§ WHAT IS BEING ASKED
All lines below must be repeated exactly, with the pictures omitted.

§ DATASET SECTION
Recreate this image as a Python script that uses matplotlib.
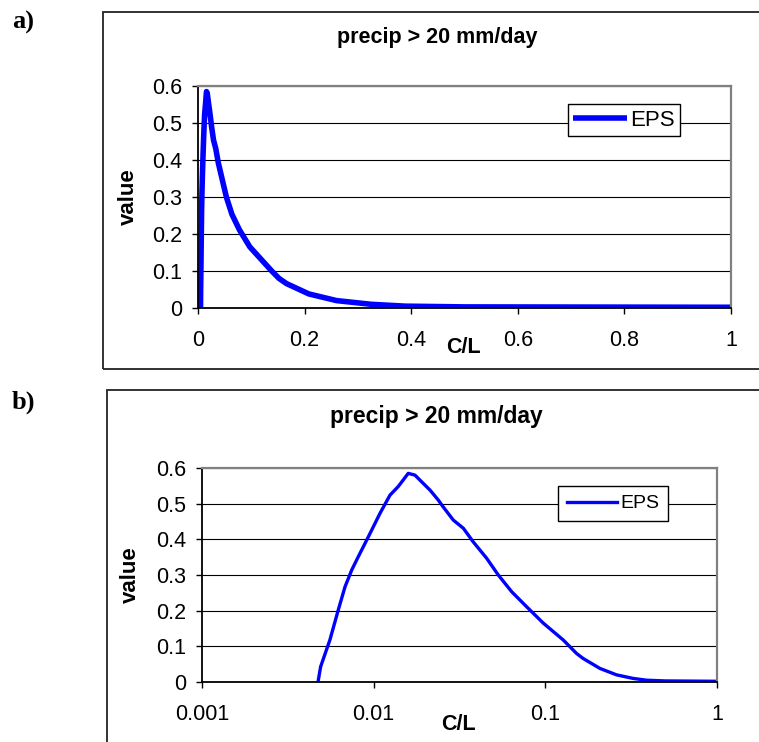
import matplotlib.pyplot as plt
from matplotlib.patches import Rectangle
from matplotlib.ticker import FuncFormatter, FixedLocator, NullLocator

# C/L and value (same series in both panels)
cl = [0.00474, 0.00491, 0.00556, 0.00622, 0.00681, 0.00745, 0.00813, 0.00931,
      0.01089, 0.01245, 0.0139, 0.0159, 0.0174, 0.0199, 0.0213, 0.0238, 0.0254,
      0.0291, 0.0333, 0.0380, 0.0455, 0.0532, 0.0637, 0.0778, 0.0973, 0.127,
      0.139, 0.152, 0.166, 0.208, 0.260, 0.325, 0.389, 0.5, 1.0]
value = [0.0, 0.043, 0.118, 0.202, 0.267, 0.314, 0.351, 0.407,
         0.473, 0.524, 0.548, 0.585, 0.580, 0.552, 0.538, 0.510, 0.491,
         0.454, 0.431, 0.393, 0.347, 0.300, 0.253, 0.211, 0.165, 0.118,
         0.099, 0.080, 0.066, 0.038, 0.020, 0.010, 0.005, 0.003, 0.002]

title = 'precip > 20 mm/day'
series_name = 'EPS'
yticks = [0, 0.1, 0.2, 0.3, 0.4, 0.5, 0.6]
xticks_lin = [0, 0.2, 0.4, 0.6, 0.8, 1]
xticks_log = [0.001, 0.01, 0.1, 1]

plt.rcParams['font.family'] = ['Liberation Sans', 'DejaVu Sans']

W, H = 759, 742
fig = plt.figure(figsize=(W / 100, H / 100), dpi=100, facecolor='w')


def fx(px):
    return px / W


def fy(py):
    return 1 - py / H


def style_axes(ax):
    ax.set_ylim(0, 0.6)
    ax.yaxis.set_major_locator(FixedLocator(yticks))
    ax.yaxis.set_major_formatter(FuncFormatter(lambda v, p: '%g' % v))
    ax.grid(axis='y', color='black', linewidth=0.8)
    ax.set_axisbelow(True)
    for s in ['top', 'right']:
        ax.spines[s].set_color('#808080')
        ax.spines[s].set_linewidth(1.6)
    for s in ['left', 'bottom']:
        ax.spines[s].set_color('black')
        ax.spines[s].set_linewidth(1.3)
    ax.tick_params(axis='y', direction='out', length=4.5, width=1, labelsize=15.5, pad=7)
    ax.tick_params(axis='x', direction='out', length=4, width=1, labelsize=15.5, pad=12)


# outer frames round each chart (cut off at the right like the original)
fig.patches.append(Rectangle((fx(103), fy(369)), 1.0, fy(12) - fy(369),
                             transform=fig.transFigure, fill=False,
                             edgecolor='#222222', linewidth=1.3))
fig.patches.append(Rectangle((fx(107), -0.05), 1.0, fy(390) + 0.05,
                             transform=fig.transFigure, fill=False,
                             edgecolor='#222222', linewidth=1.3))

# ---- a) linear axis
ax1 = fig.add_axes([fx(198), fy(308), fx(731) - fx(198), fy(86) - fy(308)])
ax1.plot(cl, value, color='#0000FF', linewidth=4, label=series_name,
         solid_joinstyle='round', solid_capstyle='butt')
ax1.set_xlim(0, 1)
ax1.xaxis.set_major_locator(FixedLocator(xticks_lin))
ax1.xaxis.set_major_formatter(FuncFormatter(lambda v, p: '%g' % v))
style_axes(ax1)
leg1 = ax1.legend(loc='upper left', bbox_to_anchor=(0.694, 0.919), borderaxespad=0,
                  fontsize=16, handlelength=2.4, handletextpad=0.15, borderpad=0.25,
                  fancybox=False, framealpha=1, edgecolor='black')
leg1.get_frame().set_linewidth(1)

# ---- b) log axis
ax2 = fig.add_axes([fx(202), fy(682), fx(717) - fx(202), fy(468) - fy(682)])
ax2.plot(cl, value, color='#0000FF', linewidth=2.4, label=series_name)
ax2.set_xscale('log')
ax2.set_xlim(0.001, 1)
ax2.xaxis.set_major_locator(FixedLocator(xticks_log))
ax2.xaxis.set_minor_locator(NullLocator())
ax2.xaxis.set_major_formatter(FuncFormatter(lambda v, p: '%g' % v))
style_axes(ax2)
leg2 = ax2.legend(loc='upper left', bbox_to_anchor=(0.691, 0.916), borderaxespad=0,
                  fontsize=14, handlelength=2.6, handletextpad=0.15, borderpad=0.45,
                  fancybox=False, framealpha=1, edgecolor='black')
leg2.get_frame().set_linewidth(1)

# titles, axis labels and panel letters
fig.text(fx(437), fy(38), title, ha='center', va='center', fontsize=15.5, fontweight='bold')
fig.text(fx(436), fy(417), title, ha='center', va='center', fontsize=16.5, fontweight='bold')
fig.text(fx(463), fy(348), 'C/L', ha='center', va='center', fontsize=15.5, fontweight='bold')
fig.text(fx(458), fy(725), 'C/L', ha='center', va='center', fontsize=15.5, fontweight='bold')
fig.text(fx(128), fy(197), 'value', ha='center', va='center', rotation=90,
         fontsize=16, fontweight='bold')
fig.text(fx(130), fy(575), 'value', ha='center', va='center', rotation=90,
         fontsize=16, fontweight='bold')
fig.text(fx(12), fy(22), 'a)', ha='left', va='center', fontsize=19,
         fontweight='bold', family='Liberation Serif')
fig.text(fx(12), fy(402), 'b)', ha='left', va='center', fontsize=19,
         fontweight='bold', family='Liberation Serif')

fig.savefig('out.png', dpi=100, facecolor='w')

§ COMPLETE RESPONSE
Recreate this image as a Python script that uses matplotlib.
import matplotlib.pyplot as plt
from matplotlib.patches import Rectangle
from matplotlib.ticker import FuncFormatter, FixedLocator, NullLocator

# C/L and value (same series in both panels)
cl = [0.00474, 0.00491, 0.00556, 0.00622, 0.00681, 0.00745, 0.00813, 0.00931,
      0.01089, 0.01245, 0.0139, 0.0159, 0.0174, 0.0199, 0.0213, 0.0238, 0.0254,
      0.0291, 0.0333, 0.0380, 0.0455, 0.0532, 0.0637, 0.0778, 0.0973, 0.127,
      0.139, 0.152, 0.166, 0.208, 0.260, 0.325, 0.389, 0.5, 1.0]
value = [0.0, 0.043, 0.118, 0.202, 0.267, 0.314, 0.351, 0.407,
         0.473, 0.524, 0.548, 0.585, 0.580, 0.552, 0.538, 0.510, 0.491,
         0.454, 0.431, 0.393, 0.347, 0.300, 0.253, 0.211, 0.165, 0.118,
         0.099, 0.080, 0.066, 0.038, 0.020, 0.010, 0.005, 0.003, 0.002]

title = 'precip > 20 mm/day'
series_name = 'EPS'
yticks = [0, 0.1, 0.2, 0.3, 0.4, 0.5, 0.6]
xticks_lin = [0, 0.2, 0.4, 0.6, 0.8, 1]
xticks_log = [0.001, 0.01, 0.1, 1]

plt.rcParams['font.family'] = ['Liberation Sans', 'DejaVu Sans']

W, H = 759, 742
fig = plt.figure(figsize=(W / 100, H / 100), dpi=100, facecolor='w')


def fx(px):
    return px / W


def fy(py):
    return 1 - py / H


def style_axes(ax):
    ax.set_ylim(0, 0.6)
    ax.yaxis.set_major_locator(FixedLocator(yticks))
    ax.yaxis.set_major_formatter(FuncFormatter(lambda v, p: '%g' % v))
    ax.grid(axis='y', color='black', linewidth=0.8)
    ax.set_axisbelow(True)
    for s in ['top', 'right']:
        ax.spines[s].set_color('#808080')
        ax.spines[s].set_linewidth(1.6)
    for s in ['left', 'bottom']:
        ax.spines[s].set_color('black')
        ax.spines[s].set_linewidth(1.3)
    ax.tick_params(axis='y', direction='out', length=4.5, width=1, labelsize=15.5, pad=7)
    ax.tick_params(axis='x', direction='out', length=4, width=1, labelsize=15.5, pad=12)


# outer frames round each chart (cut off at the right like the original)
fig.patches.append(Rectangle((fx(103), fy(369)), 1.0, fy(12) - fy(369),
                             transform=fig.transFigure, fill=False,
                             edgecolor='#222222', linewidth=1.3))
fig.patches.append(Rectangle((fx(107), -0.05), 1.0, fy(390) + 0.05,
                             transform=fig.transFigure, fill=False,
                             edgecolor='#222222', linewidth=1.3))

# ---- a) linear axis
ax1 = fig.add_axes([fx(198), fy(308), fx(731) - fx(198), fy(86) - fy(308)])
ax1.plot(cl, value, color='#0000FF', linewidth=4, label=series_name,
         solid_joinstyle='round', solid_capstyle='butt')
ax1.set_xlim(0, 1)
ax1.xaxis.set_major_locator(FixedLocator(xticks_lin))
ax1.xaxis.set_major_formatter(FuncFormatter(lambda v, p: '%g' % v))
style_axes(ax1)
leg1 = ax1.legend(loc='upper left', bbox_to_anchor=(0.694, 0.919), borderaxespad=0,
                  fontsize=16, handlelength=2.4, handletextpad=0.15, borderpad=0.25,
                  fancybox=False, framealpha=1, edgecolor='black')
leg1.get_frame().set_linewidth(1)

# ---- b) log axis
ax2 = fig.add_axes([fx(202), fy(682), fx(717) - fx(202), fy(468) - fy(682)])
ax2.plot(cl, value, color='#0000FF', linewidth=2.4, label=series_name)
ax2.set_xscale('log')
ax2.set_xlim(0.001, 1)
ax2.xaxis.set_major_locator(FixedLocator(xticks_log))
ax2.xaxis.set_minor_locator(NullLocator())
ax2.xaxis.set_major_formatter(FuncFormatter(lambda v, p: '%g' % v))
style_axes(ax2)
leg2 = ax2.legend(loc='upper left', bbox_to_anchor=(0.691, 0.916), borderaxespad=0,
                  fontsize=14, handlelength=2.6, handletextpad=0.15, borderpad=0.45,
                  fancybox=False, framealpha=1, edgecolor='black')
leg2.get_frame().set_linewidth(1)

# titles, axis labels and panel letters
fig.text(fx(437), fy(38), title, ha='center', va='center', fontsize=15.5, fontweight='bold')
fig.text(fx(436), fy(417), title, ha='center', va='center', fontsize=16.5, fontweight='bold')
fig.text(fx(463), fy(348), 'C/L', ha='center', va='center', fontsize=15.5, fontweight='bold')
fig.text(fx(458), fy(725), 'C/L', ha='center', va='center', fontsize=15.5, fontweight='bold')
fig.text(fx(128), fy(197), 'value', ha='center', va='center', rotation=90,
         fontsize=16, fontweight='bold')
fig.text(fx(130), fy(575), 'value', ha='center', va='center', rotation=90,
         fontsize=16, fontweight='bold')
fig.text(fx(12), fy(22), 'a)', ha='left', va='center', fontsize=19,
         fontweight='bold', family='Liberation Serif')
fig.text(fx(12), fy(402), 'b)', ha='left', va='center', fontsize=19,
         fontweight='bold', family='Liberation Serif')

fig.savefig('out.png', dpi=100, facecolor='w')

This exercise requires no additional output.